Charts and diagrams as code
>>>
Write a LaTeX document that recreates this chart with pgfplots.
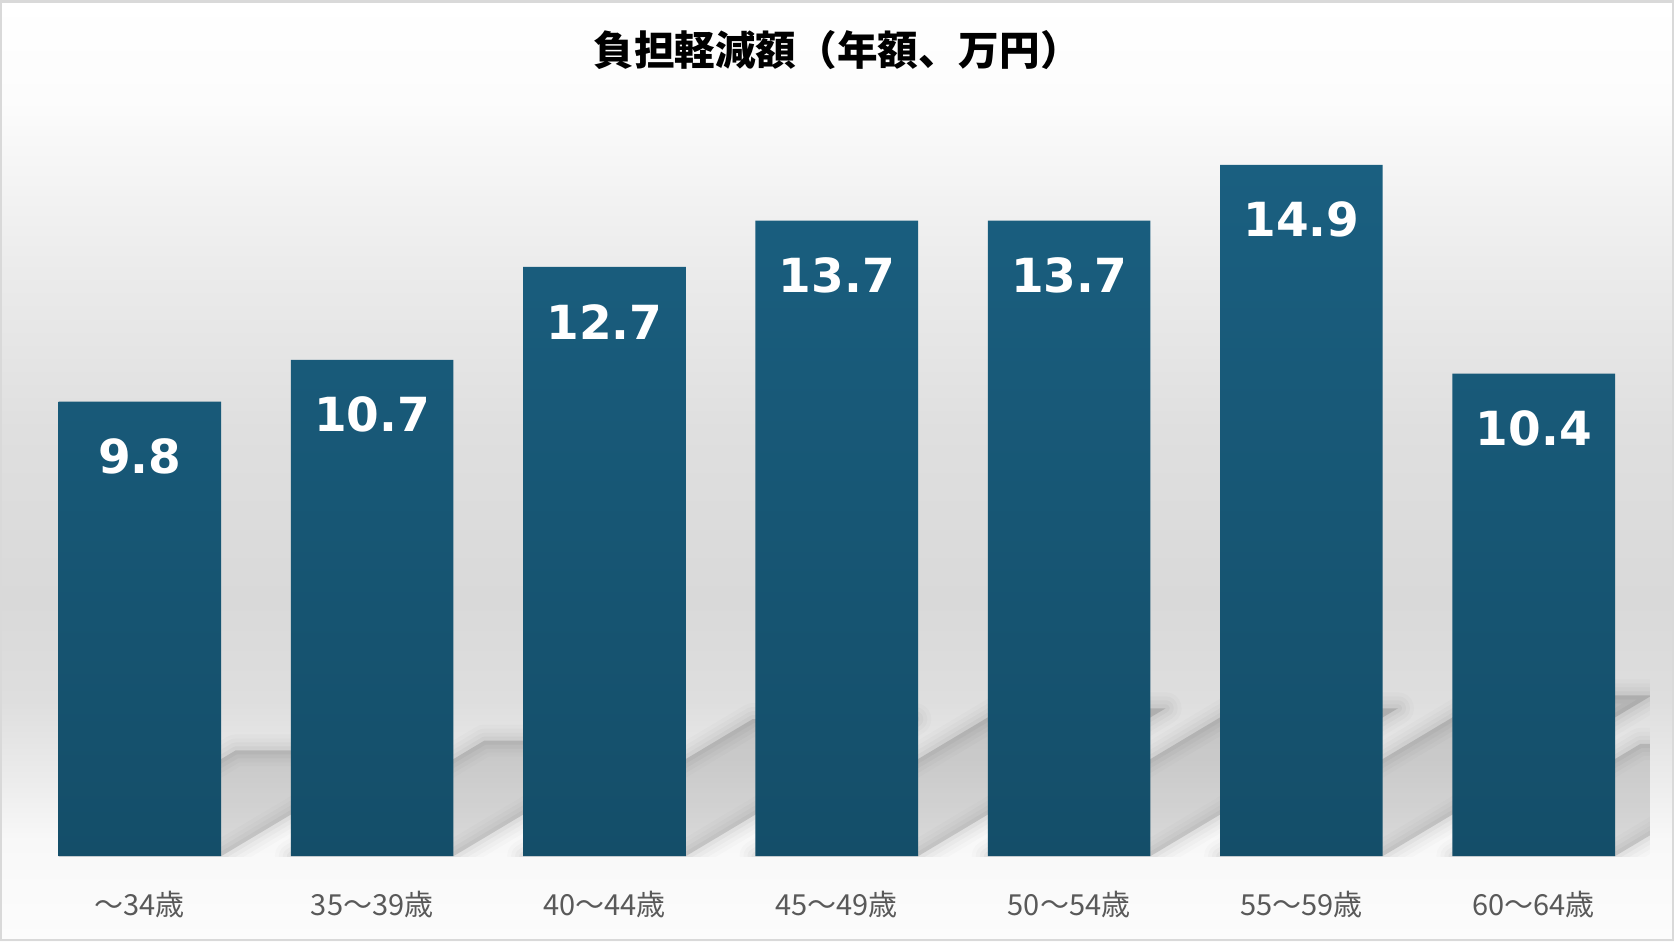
\documentclass[border=0pt]{standalone}
\usepackage{pgfplots}
\pgfplotsset{compat=1.18}
\usepackage{pgfplotstable}
\usepackage{fontspec}
\newfontfamily\jp{Noto Sans CJK JP}
\newfontfamily\vf{DejaVu Sans}
\definecolor{bartop}{RGB}{26,95,128}
\definecolor{barbot}{RGB}{20,78,105}
\definecolor{ticktxt}{RGB}{89,89,89}
\definecolor{frame}{RGB}{217,217,217}
\definecolor{g0}{RGB}{255,255,255}
\definecolor{g1}{RGB}{252,252,252}
\definecolor{g2}{RGB}{236,236,236}
\definecolor{g3}{RGB}{223,223,223}
\definecolor{g4}{RGB}{217,217,217}
\definecolor{g5}{RGB}{222,222,222}
\definecolor{g6}{RGB}{236,236,236}
\definecolor{g7}{RGB}{248,248,248}
\definecolor{g8}{RGB}{252,252,252}
\pgfplotstableread{
x v
0 9.8
1 10.7
2 12.7
3 13.7
4 13.7
5 14.9
6 10.4
}\data
\begin{document}
\begin{tikzpicture}
% background gradient (y in px from top -> pt = (941-y)/2)
\fill[top color=g0, bottom color=g1] (0,470.5pt) rectangle (837pt,420.5pt);
\fill[top color=g1, bottom color=g2] (0,420.5pt) rectangle (837pt,340.5pt);
\fill[top color=g2, bottom color=g3] (0,340.5pt) rectangle (837pt,255.5pt);
\fill[top color=g3, bottom color=g4] (0,255.5pt) rectangle (837pt,170.5pt);
\fill[top color=g4, bottom color=g5] (0,170.5pt) rectangle (837pt,120.5pt);
\fill[top color=g5, bottom color=g6] (0,120.5pt) rectangle (837pt,80.5pt);
\fill[top color=g6, bottom color=g7] (0,80.5pt) rectangle (837pt,50.5pt);
\fill[top color=g7, bottom color=g8] (0,50.5pt) rectangle (837pt,0pt);
\draw[frame, line width=1.2pt] (0.6pt,0.6pt) rectangle (836.4pt,469.9pt);
\begin{axis}[
  at={(0pt,42.5pt)}, anchor=south west,
  scale only axis, width=837pt, height=428pt,
  xmin=-0.602, xmax=6.604, ymin=0, ymax=18.45,
  axis line style={draw=none},
  ytick=\empty,
  xtick=data,
  xticklabels={～34歳,35～39歳,40～44歳,45～49歳,50～54歳,55～59歳,60～64歳},
  major tick length=0pt,
  xticklabel style={font=\jp\fontsize{14.5}{16}\selectfont, text=ticktxt, anchor=center, yshift=-24pt},
  ybar, bar width=0.70,
  nodes near coords,
  nodes near coords style={font=\vf\bfseries\fontsize{23.5}{26}\selectfont, text=white, anchor=center, yshift=-27.5pt,
    /pgf/number format/.cd, fixed, fixed zerofill, precision=1, assume math mode=true},
  title={\jp\bfseries 負担軽減額（年額、万円）},
  title style={at={(0.5,0.9276)}, anchor=center, font=\fontsize{20.3}{24}\selectfont},
]
\begin{scope}
\clip (axis cs:-0.35,0) rectangle (axis cs:6.5,18);
\pgfplotsforeachungrouped \i in {0,...,6}{
  \pgfplotstablegetelem{\i}{v}\of\data
  \pgfmathsetmacro\xl{\i-0.35}
  \pgfmathsetmacro\xr{\i+0.35}
  \pgfmathsetmacro\hh{0.2327*\pgfplotsretval}
  \pgfmathsetmacro\dd{0.0778*\pgfplotsretval}
  \pgfmathsetmacro\xlt{\xl+\dd}
  \pgfmathsetmacro\xrt{\xr+\dd}
  \edef\temp{%
    \noexpand\draw[black, line width=16pt, line join=round, opacity=0.015] (axis cs:\xl,0) -- (axis cs:\xr,0) -- (axis cs:\xrt,\hh) -- (axis cs:\xlt,\hh) -- cycle;
    \noexpand\draw[black, line width=12pt, line join=round, opacity=0.02] (axis cs:\xl,0) -- (axis cs:\xr,0) -- (axis cs:\xrt,\hh) -- (axis cs:\xlt,\hh) -- cycle;
    \noexpand\draw[black, line width=8pt, line join=round, opacity=0.025] (axis cs:\xl,0) -- (axis cs:\xr,0) -- (axis cs:\xrt,\hh) -- (axis cs:\xlt,\hh) -- cycle;
    \noexpand\draw[black, line width=4pt, line join=round, opacity=0.03] (axis cs:\xl,0) -- (axis cs:\xr,0) -- (axis cs:\xrt,\hh) -- (axis cs:\xlt,\hh) -- cycle;
    \noexpand\fill[black, opacity=0.13] (axis cs:\xl,0) -- (axis cs:\xr,0) -- (axis cs:\xrt,\hh) -- (axis cs:\xlt,\hh) -- cycle;
  }
  \temp
}
\end{scope}
\addplot[draw=none, top color=bartop, bottom color=barbot] table[x=x, y=v] {\data};
\end{axis}
\end{tikzpicture}
\end{document}
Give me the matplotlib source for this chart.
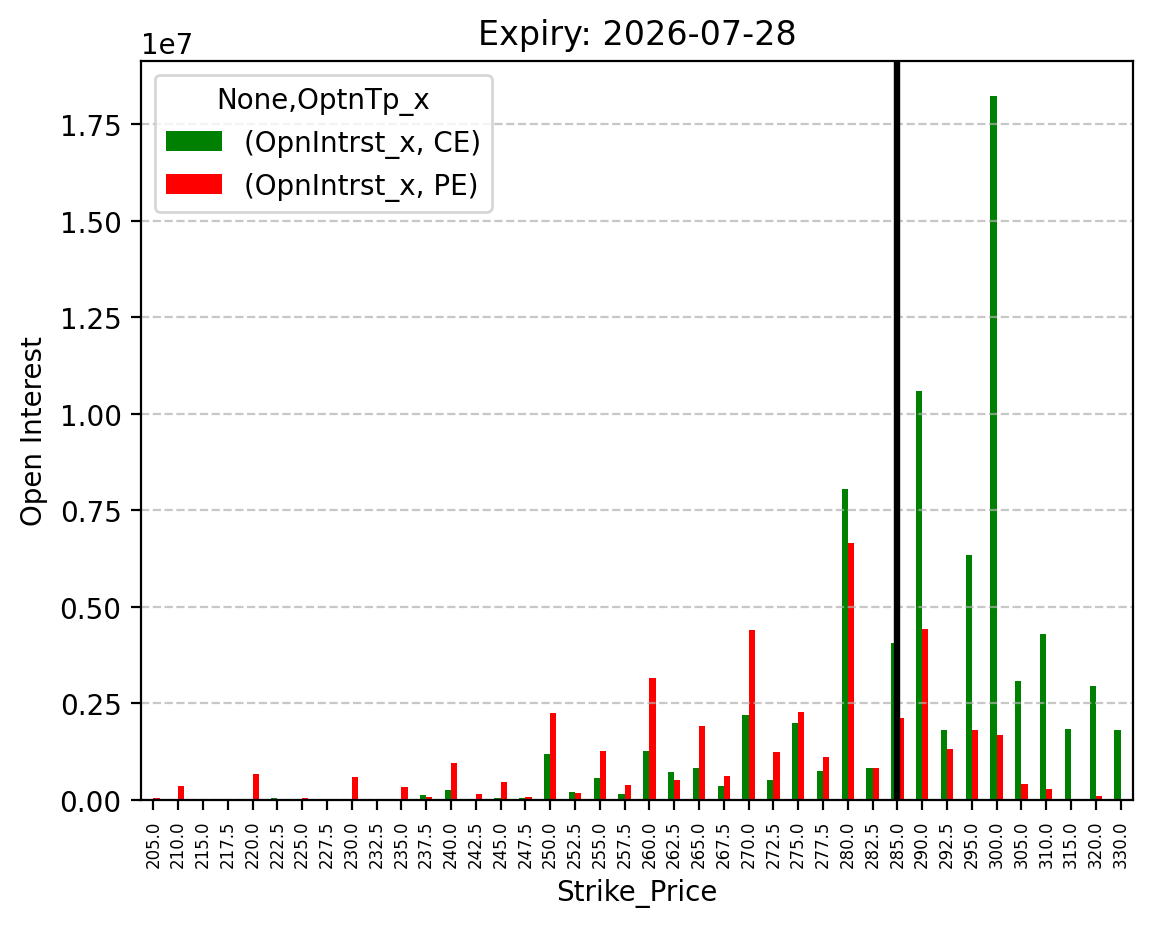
import numpy as np
import pandas as pd
import matplotlib
matplotlib.use("Agg")
import matplotlib.pyplot as plt

strikes = [205.0, 210.0, 215.0, 217.5, 220.0, 222.5, 225.0, 227.5, 230.0, 232.5,
           235.0, 237.5, 240.0, 242.5, 245.0, 247.5, 250.0, 252.5, 255.0, 257.5,
           260.0, 262.5, 265.0, 267.5, 270.0, 272.5, 275.0, 277.5, 280.0, 282.5,
           285.0, 290.0, 292.5, 295.0, 300.0, 305.0, 310.0, 315.0, 320.0, 330.0]

ce_oi = [0, 17000, 0, 0, 0, 44000, 0, 0, 17000, 0,
         0, 121000, 250000, 0, 44000, 52000, 1190000, 208000, 571000, 156000,
         1270000, 727000, 830000, 363000, 2210000, 519000, 2000000, 753000, 8050000, 830000,
         4060000, 10600000, 1800000, 6330000, 18220000, 3070000, 4290000, 1850000, 2960000, 1800000]

pe_oi = [45000, 360000, 0, 0, 670000, 0, 44000, 0, 590000, 0,
         330000, 69000, 950000, 147000, 458000, 78000, 2260000, 182000, 1270000, 389000,
         3170000, 519000, 1920000, 623000, 4390000, 1250000, 2280000, 1120000, 6640000, 830000,
         2130000, 4430000, 1330000, 1800000, 1670000, 421000, 297000, 37000, 111000, 0]

expiry = "2026-07-28"
spot_strike = 285.0

cols = pd.MultiIndex.from_tuples([("OpnIntrst_x", "CE"), ("OpnIntrst_x", "PE")],
                                 names=[None, "OptnTp_x"])
df = pd.DataFrame(np.column_stack([ce_oi, pe_oi]), columns=cols,
                  index=pd.Index(strikes, name="Strike_Price"))

fig, ax = plt.subplots(figsize=(5.76, 4.645), dpi=200)
df.plot(kind="bar", ax=ax, color=["green", "red"])
ax.axvline(strikes.index(spot_strike), color="black", linewidth=2.3)
ax.set_title(f"Expiry: {expiry}")
ax.set_ylabel("Open Interest")
ax.set_xlabel("Strike_Price")
ax.tick_params(axis="x", labelsize=6)
ax.grid(axis="y", linestyle="--", alpha=0.7)
fig.subplots_adjust(left=0.1224, right=0.9835, top=0.9333, bottom=0.1378)
fig.savefig("out.png", dpi=200)
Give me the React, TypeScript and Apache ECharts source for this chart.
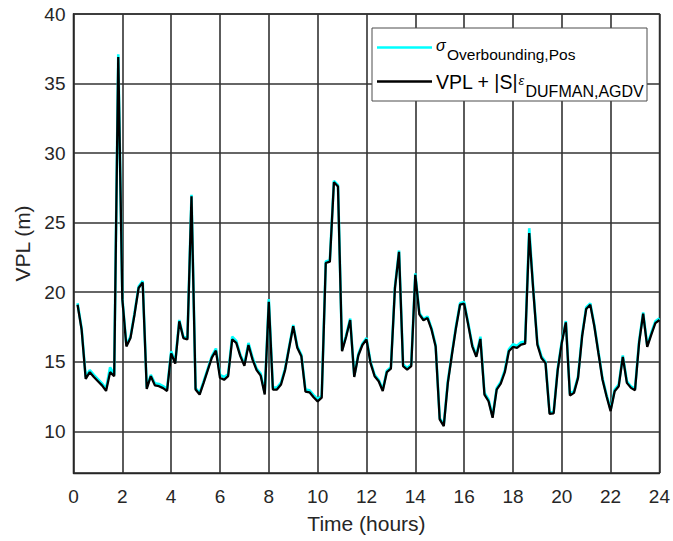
import React, { useEffect, useRef } from 'react';
import * as echarts from 'echarts';

// x axis ticks (hours) and y axis ticks (m)
const xTicks = [0, 2, 4, 6, 8, 10, 12, 14, 16, 18, 20, 22, 24];
const yTicks = [10, 15, 20, 25, 30, 35, 40];

// samples every 10 minutes, from 0:10 to 24:00
const sampleStepHours = 1 / 6;

// VPL + |S| eps_DUFMAN,AGDV (black)
const vplBound = [
  19.1, 17.3, 13.77, 14.25, 13.9, 13.6, 13.3, 12.9, 14.25, 13.96,
  36.9, 19.5, 16.1, 16.7, 18.4, 20.3, 20.7, 13.05, 13.96, 13.3,
  13.24, 13.1, 12.9, 15.6, 14.87, 17.9, 16.7, 16.6, 26.9, 13.0,
  12.64, 13.5, 14.4, 15.3, 15.8, 13.85, 13.7, 13.96, 16.6, 16.35,
  15.4, 14.7, 16.2, 15.15, 14.4, 14.0, 12.64, 19.3, 13.0, 13.0,
  13.36, 14.4, 16.0, 17.55, 16.0, 15.4, 12.85, 12.8, 12.45, 12.15,
  12.42, 22.1, 22.2, 27.9, 27.6, 15.75, 16.8, 18.0, 13.9, 15.45,
  16.2, 16.6, 14.9, 13.96, 13.6, 12.9, 14.25, 14.5, 20.3, 22.9,
  14.68, 14.43, 14.68, 21.25, 18.4, 17.98, 18.14, 17.3, 16.1, 10.85,
  10.37, 13.48, 15.5, 17.43, 19.1, 19.17, 17.67, 16.11, 15.35, 16.64,
  12.64, 12.16, 10.97, 13.0, 13.43, 14.25, 15.75, 16.06, 16.0, 16.23,
  16.3, 24.25, 20.1, 16.23, 15.27, 14.9, 11.25, 11.28, 14.4, 16.35,
  17.83, 12.57, 12.76, 13.84, 16.83, 18.79, 19.1, 17.55, 15.63, 13.72,
  12.52, 11.45, 12.88, 13.24, 15.35, 13.48, 13.12, 12.95, 16.35, 18.45,
  16.06, 16.95, 17.78, 18.0,
];

// sigma_Overbounding,Pos (cyan)
const sigmaOverbound = [
  19.2, 17.4, 13.9, 14.4, 14.05, 13.75, 13.45, 13.05, 14.6, 14.05,
  37.1, 19.6, 16.2, 16.8, 18.5, 20.4, 20.8, 13.15, 14.05, 13.45,
  13.4, 13.25, 13.05, 15.75, 15.0, 18.0, 16.8, 16.7, 27.0, 13.1,
  12.75, 13.6, 14.5, 15.4, 15.95, 14.05, 13.9, 14.1, 16.8, 16.5,
  15.5, 14.85, 16.35, 15.3, 14.5, 14.15, 12.75, 19.5, 13.15, 13.15,
  13.5, 14.5, 16.1, 17.65, 16.1, 15.5, 13.0, 12.95, 12.6, 12.3,
  12.55, 22.2, 22.3, 28.0, 27.7, 15.85, 16.9, 18.1, 14.0, 15.55,
  16.3, 16.7, 15.0, 14.05, 13.7, 13.0, 14.35, 14.6, 20.4, 23.0,
  14.8, 14.55, 14.8, 21.35, 18.5, 18.08, 18.25, 17.4, 16.2, 10.95,
  10.47, 13.6, 15.6, 17.55, 19.2, 19.3, 17.78, 16.22, 15.45, 16.8,
  12.75, 12.28, 11.08, 13.1, 13.55, 14.4, 15.9, 16.25, 16.15, 16.4,
  16.45, 24.6, 20.2, 16.35, 15.4, 15.0, 11.35, 11.38, 14.5, 16.45,
  17.93, 12.7, 12.88, 13.95, 16.95, 18.9, 19.2, 17.65, 15.73, 13.82,
  12.62, 11.55, 13.0, 13.36, 15.45, 13.6, 13.22, 13.05, 16.48, 18.55,
  16.18, 17.08, 17.9, 18.12,
];

const FONT = '"Liberation Sans", Arial, Helvetica, sans-serif';
const AXIS_COLOR = '#262626';
const GRID_COLOR = '#333333';

export default function App() {
  const ref = useRef<HTMLDivElement>(null);

  useEffect(() => {
    if (!ref.current) return;
    const chart = echarts.init(ref.current, null, { renderer: 'svg' });
    const toPairs = (arr: number[]) => arr.map((v, k) => [(k + 1) * sampleStepHours, v]);

    chart.setOption({
      animation: false,
      backgroundColor: '#ffffff',
      grid: {
        left: 73.5,
        right: 10.5,
        top: 14,
        bottom: 68,
        show: true,
        borderColor: AXIS_COLOR,
        borderWidth: 1.3,
        backgroundColor: '#ffffff',
      },
      xAxis: {
        type: 'value',
        min: xTicks[0],
        max: xTicks[xTicks.length - 1],
        interval: 2,
        name: 'Time (hours)',
        nameLocation: 'middle',
        nameGap: 40,
        nameTextStyle: { fontFamily: FONT, fontSize: 21, color: AXIS_COLOR },
        axisLine: { show: true, onZero: false, lineStyle: { color: AXIS_COLOR, width: 1.3 } },
        axisTick: { show: false },
        axisLabel: { fontFamily: FONT, fontSize: 19, color: AXIS_COLOR, margin: 14 },
        splitLine: { show: true, lineStyle: { color: GRID_COLOR, width: 1.6 } },
      },
      yAxis: {
        type: 'value',
        min: 7,
        max: 40,
        name: 'VPL (m)',
        nameLocation: 'middle',
        nameGap: 40,
        nameTextStyle: { fontFamily: FONT, fontSize: 21, color: AXIS_COLOR },
        axisLine: { show: true, onZero: false, lineStyle: { color: AXIS_COLOR, width: 1.3 } },
        axisTick: { show: false, customValues: yTicks },
        axisLabel: { fontFamily: FONT, fontSize: 19, color: AXIS_COLOR, margin: 8, customValues: yTicks },
        splitLine: { show: true, lineStyle: { color: GRID_COLOR, width: 1.6 } },
      },
      series: [
        {
          name: 'sigma',
          type: 'line',
          data: toPairs(sigmaOverbound),
          showSymbol: false,
          symbol: 'none',
          lineStyle: { color: '#00ffff', width: 2.6 },
          z: 2,
        },
        {
          name: 'vpl',
          type: 'line',
          data: toPairs(vplBound),
          showSymbol: false,
          symbol: 'none',
          lineStyle: { color: '#000000', width: 2.3 },
          z: 3,
        },
      ],
      graphic: [
        {
          type: 'rect',
          z: 100,
          shape: { x: 372, y: 28, width: 275, height: 73 },
          style: { fill: '#ffffff', stroke: '#4d4d4d', lineWidth: 1 },
        },
        {
          type: 'line',
          z: 101,
          shape: { x1: 377, y1: 47.5, x2: 432, y2: 47.5 },
          style: { stroke: '#00ffff', lineWidth: 2.6 },
        },
        {
          type: 'line',
          z: 101,
          shape: { x1: 377, y1: 81.5, x2: 432, y2: 81.5 },
          style: { stroke: '#000000', lineWidth: 2.3 },
        },
        {
          type: 'text',
          z: 101,
          x: 436,
          y: 45,
          style: { text: 'σ', fontFamily: FONT, fontSize: 16, fontStyle: 'italic', fill: '#000', align: 'left', verticalAlign: 'middle' },
        },
        {
          type: 'text',
          z: 101,
          x: 447,
          y: 54,
          style: { text: 'Overbounding,Pos', fontFamily: FONT, fontSize: 15.5, fill: '#000', align: 'left', verticalAlign: 'middle' },
        },
        {
          type: 'text',
          z: 101,
          x: 436,
          y: 81.5,
          style: { text: 'VPL + |S|', fontFamily: FONT, fontSize: 19.5, fill: '#000', align: 'left', verticalAlign: 'middle' },
        },
        {
          type: 'text',
          z: 101,
          x: 518.5,
          y: 80.5,
          style: { text: 'ε', fontFamily: FONT, fontSize: 13, fontStyle: 'italic', fill: '#000', align: 'left', verticalAlign: 'middle' },
        },
        {
          type: 'text',
          z: 101,
          x: 525.5,
          y: 91.5,
          style: { text: 'DUFMAN,AGDV', fontFamily: FONT, fontSize: 16, fill: '#000', align: 'left', verticalAlign: 'middle' },
        },
      ],
    });

    return () => chart.dispose();
  }, []);

  return (
    <div
      ref={ref}
      style={{ position: 'fixed', left: 0, top: 0, width: 673, height: 541, background: '#ffffff' }}
    />
  );
}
<<<
◆ Task statement ◆
Include both the line containing "Give me the React, TypeScript" and the line containing "const sampleStepHours = 1 / 6;" when you write out everything between them, exactly. Leave the pictures out.

◆ Exercise output ◆
Give me the React, TypeScript and Apache ECharts source for this chart.
import React, { useEffect, useRef } from 'react';
import * as echarts from 'echarts';

// x axis ticks (hours) and y axis ticks (m)
const xTicks = [0, 2, 4, 6, 8, 10, 12, 14, 16, 18, 20, 22, 24];
const yTicks = [10, 15, 20, 25, 30, 35, 40];

// samples every 10 minutes, from 0:10 to 24:00
const sampleStepHours = 1 / 6;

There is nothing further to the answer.